The container build uses a two-stage approach:

  1. Toolchain image — ROCm base + shared-library LLVM + Triton. This is the expensive layer (~3.5 hours on GitHub Actions, ~25 minutes on a 128-core machine). It rarely changes and is cached between builds.

  2. Omniprobe image — layers the project source, builds it against the toolchain, and installs to /opt/omniprobe. This is the cheap layer (~10 minutes) and rebuilds on every code change.

┌──────────────────────────────┐
│  omniprobe image             │  ← rebuilds on code changes
│  pip install + cmake + make  │
│  /opt/omniprobe/{bin,lib,..} │
├──────────────────────────────┤
│  toolchain image             │  ← cached, rarely rebuilt
│  ROCm + LLVM + Triton        │
│  rocm/dev-ubuntu-24.04 base  │
└──────────────────────────────┘

Container files

File Purpose
containers/toolchain.Dockerfile Docker toolchain stage
containers/omniprobe.Dockerfile Docker Omniprobe stage
containers/toolchain.def Apptainer toolchain stage
containers/omniprobe.def Apptainer Omniprobe stage
containers/build-container.sh Build script (both backends)
containers/run-container.sh Run script (both backends)
containers/triton_install.sh Triton + LLVM build helper

Building containers

# Docker
./containers/build-container.sh --docker

# Apptainer
./containers/build-container.sh --apptainer

# Both at once
./containers/build-container.sh --docker --apptainer

# Specify ROCm version (default: 7.2)
./containers/build-container.sh --docker --rocm 7.1

Build options

Flag Default Description
--docker Build Docker image
--apptainer Build Apptainer SIF
--rocm VERSION 7.2 ROCm version (supported: 7.0, 7.1, 7.2)
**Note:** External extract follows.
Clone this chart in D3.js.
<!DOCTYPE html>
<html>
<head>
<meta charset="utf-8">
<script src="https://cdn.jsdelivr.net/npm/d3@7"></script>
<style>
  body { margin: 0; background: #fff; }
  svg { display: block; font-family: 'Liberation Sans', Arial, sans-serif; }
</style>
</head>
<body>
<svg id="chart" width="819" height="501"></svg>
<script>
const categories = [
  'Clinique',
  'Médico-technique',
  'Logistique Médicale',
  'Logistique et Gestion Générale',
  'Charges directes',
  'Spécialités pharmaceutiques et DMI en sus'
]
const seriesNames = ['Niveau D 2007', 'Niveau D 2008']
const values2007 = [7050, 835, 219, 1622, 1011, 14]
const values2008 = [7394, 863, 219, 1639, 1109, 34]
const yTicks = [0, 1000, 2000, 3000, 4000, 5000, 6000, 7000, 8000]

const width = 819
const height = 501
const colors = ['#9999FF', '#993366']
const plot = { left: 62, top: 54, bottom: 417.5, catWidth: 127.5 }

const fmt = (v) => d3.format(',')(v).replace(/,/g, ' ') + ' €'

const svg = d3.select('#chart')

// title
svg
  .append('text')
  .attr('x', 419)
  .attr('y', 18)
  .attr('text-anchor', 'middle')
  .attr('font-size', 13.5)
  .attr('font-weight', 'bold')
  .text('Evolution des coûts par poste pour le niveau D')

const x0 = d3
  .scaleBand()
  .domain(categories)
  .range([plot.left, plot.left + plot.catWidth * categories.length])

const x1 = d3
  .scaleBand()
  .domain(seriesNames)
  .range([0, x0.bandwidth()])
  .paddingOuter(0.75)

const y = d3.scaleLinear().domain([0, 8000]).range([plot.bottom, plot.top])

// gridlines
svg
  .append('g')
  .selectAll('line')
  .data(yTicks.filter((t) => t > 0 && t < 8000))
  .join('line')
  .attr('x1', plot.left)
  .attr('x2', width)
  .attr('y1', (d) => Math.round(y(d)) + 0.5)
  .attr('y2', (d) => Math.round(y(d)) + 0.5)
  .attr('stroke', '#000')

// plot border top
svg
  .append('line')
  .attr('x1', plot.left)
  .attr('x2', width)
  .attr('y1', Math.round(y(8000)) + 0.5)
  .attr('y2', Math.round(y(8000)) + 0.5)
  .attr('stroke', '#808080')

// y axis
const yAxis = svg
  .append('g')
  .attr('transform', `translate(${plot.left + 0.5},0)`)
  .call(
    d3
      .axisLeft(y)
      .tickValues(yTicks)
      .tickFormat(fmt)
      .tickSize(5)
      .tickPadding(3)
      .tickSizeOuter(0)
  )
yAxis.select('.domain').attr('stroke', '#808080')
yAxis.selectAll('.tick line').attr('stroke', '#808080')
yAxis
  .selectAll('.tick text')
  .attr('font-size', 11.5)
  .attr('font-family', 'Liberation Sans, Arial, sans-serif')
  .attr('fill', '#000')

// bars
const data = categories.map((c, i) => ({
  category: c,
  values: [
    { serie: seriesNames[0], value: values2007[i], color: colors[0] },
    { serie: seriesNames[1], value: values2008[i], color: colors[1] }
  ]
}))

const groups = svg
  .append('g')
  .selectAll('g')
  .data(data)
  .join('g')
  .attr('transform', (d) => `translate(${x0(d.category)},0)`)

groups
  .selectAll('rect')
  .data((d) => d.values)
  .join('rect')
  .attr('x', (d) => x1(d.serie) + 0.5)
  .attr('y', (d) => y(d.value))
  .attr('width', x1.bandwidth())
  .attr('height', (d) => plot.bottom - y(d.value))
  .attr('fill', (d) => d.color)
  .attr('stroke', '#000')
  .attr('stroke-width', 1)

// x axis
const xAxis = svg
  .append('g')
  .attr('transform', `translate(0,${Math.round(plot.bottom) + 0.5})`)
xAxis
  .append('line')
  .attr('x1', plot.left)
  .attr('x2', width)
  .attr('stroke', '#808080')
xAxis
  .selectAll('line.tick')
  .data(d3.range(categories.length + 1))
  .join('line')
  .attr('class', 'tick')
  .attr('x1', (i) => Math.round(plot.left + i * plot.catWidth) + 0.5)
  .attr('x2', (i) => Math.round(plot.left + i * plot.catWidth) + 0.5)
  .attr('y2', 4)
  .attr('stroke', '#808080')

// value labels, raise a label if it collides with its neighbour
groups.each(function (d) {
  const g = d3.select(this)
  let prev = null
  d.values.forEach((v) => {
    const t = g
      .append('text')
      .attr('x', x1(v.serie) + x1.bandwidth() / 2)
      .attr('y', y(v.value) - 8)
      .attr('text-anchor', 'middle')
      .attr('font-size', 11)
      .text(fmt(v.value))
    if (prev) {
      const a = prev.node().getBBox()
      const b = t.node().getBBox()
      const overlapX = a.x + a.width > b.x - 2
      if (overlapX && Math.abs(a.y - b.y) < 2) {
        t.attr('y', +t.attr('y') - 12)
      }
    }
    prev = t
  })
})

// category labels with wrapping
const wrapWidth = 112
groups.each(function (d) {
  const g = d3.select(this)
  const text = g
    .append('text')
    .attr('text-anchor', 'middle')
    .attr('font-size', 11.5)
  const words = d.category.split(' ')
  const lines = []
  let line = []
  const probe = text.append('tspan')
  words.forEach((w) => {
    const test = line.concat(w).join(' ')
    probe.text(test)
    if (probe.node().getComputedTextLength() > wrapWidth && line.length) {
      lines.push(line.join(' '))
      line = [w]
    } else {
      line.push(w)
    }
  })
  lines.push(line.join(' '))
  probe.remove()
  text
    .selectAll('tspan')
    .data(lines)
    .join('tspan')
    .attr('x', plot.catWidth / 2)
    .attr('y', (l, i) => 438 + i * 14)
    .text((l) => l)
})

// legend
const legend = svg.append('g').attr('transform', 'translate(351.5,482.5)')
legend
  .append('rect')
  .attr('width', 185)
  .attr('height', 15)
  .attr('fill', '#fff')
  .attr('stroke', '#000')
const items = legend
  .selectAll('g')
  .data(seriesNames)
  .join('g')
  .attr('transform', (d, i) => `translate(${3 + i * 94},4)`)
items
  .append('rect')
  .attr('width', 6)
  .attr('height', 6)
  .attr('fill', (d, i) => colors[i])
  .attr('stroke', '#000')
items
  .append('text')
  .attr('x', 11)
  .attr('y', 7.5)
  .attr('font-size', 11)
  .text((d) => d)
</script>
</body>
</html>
At least one of --docker or --apptainer is required.

Toolchain caching

  • Docker: Uses BuildKit layer caching. The LLVM build layer is cached independently — subsequent builds skip it unless the Triton version changes.
  • Apptainer: If a toolchain_<version>-rocm<rocm>.sif file exists in the project directory, it is reused. Delete it to force a toolchain rebuild.

Running containers

# Docker
./containers/run-container.sh --docker

# Apptainer
./containers/run-container.sh --apptainer

# With specific ROCm version
./containers/run-container.sh --docker --rocm 7.1

Run options

Flag Default Description
--docker Run via Docker
--apptainer Run via Apptainer
--rocm VERSION 7.2 ROCm version

Exactly one of --docker or --apptainer is required.

What happens when you run

  1. If the container image does not exist, it is built automatically.
  2. The project directory is mounted at /workspace.
  3. An interactive shell is started.
  4. Omniprobe is pre-installed at /opt/omniprobe and on PATH.

Docker details

The Docker container runs with:

  • GPU device access (/dev/kfd, /dev/dri)
  • video group membership
  • SYS_PTRACE capability (for GPU debugging)

Apptainer details

The Apptainer container runs with:

  • --cleanenv for a clean environment
  • The project directory bind-mounted at /workspace

Using Omniprobe inside the container

Once inside the container, Omniprobe is ready to use:

# Run a memory analysis on your application
omniprobe -i -a MemoryAnalysis -- ./your_application

# Build your own project against the container's ROCm + Triton
cd /workspace
cmake -B build -DROCM_PATH=/opt/rocm ...
cmake --build build

You can also rebuild Omniprobe itself from source inside the container:

cd /workspace
cmake -B build \
    -DROCM_PATH=/opt/rocm \
    -DTRITON_LLVM=/app/triton/llvm-project/build \
    -DCMAKE_HIP_ARCHITECTURES=gfx90a \
    -DINTERCEPTOR_BUILD_TESTING=ON

cmake --build build -j$(nproc)

Filesystem requirements

Instrumented GPU libraries (.hsaco files) are loaded via hipModuleLoad, which uses mmap. Some virtual filesystems (notably virtiofs, used by some VM hypervisors) do not support mmap, causing hipModuleLoad to fail.

If you encounter this, copy instrumented libraries to a local filesystem before use:

cp instrumented_library.hsaco /tmp/
# Point your application at /tmp/instrumented_library.hsaco

This affects the host filesystem, not the container itself — container-internal filesystems are always mmap-capable.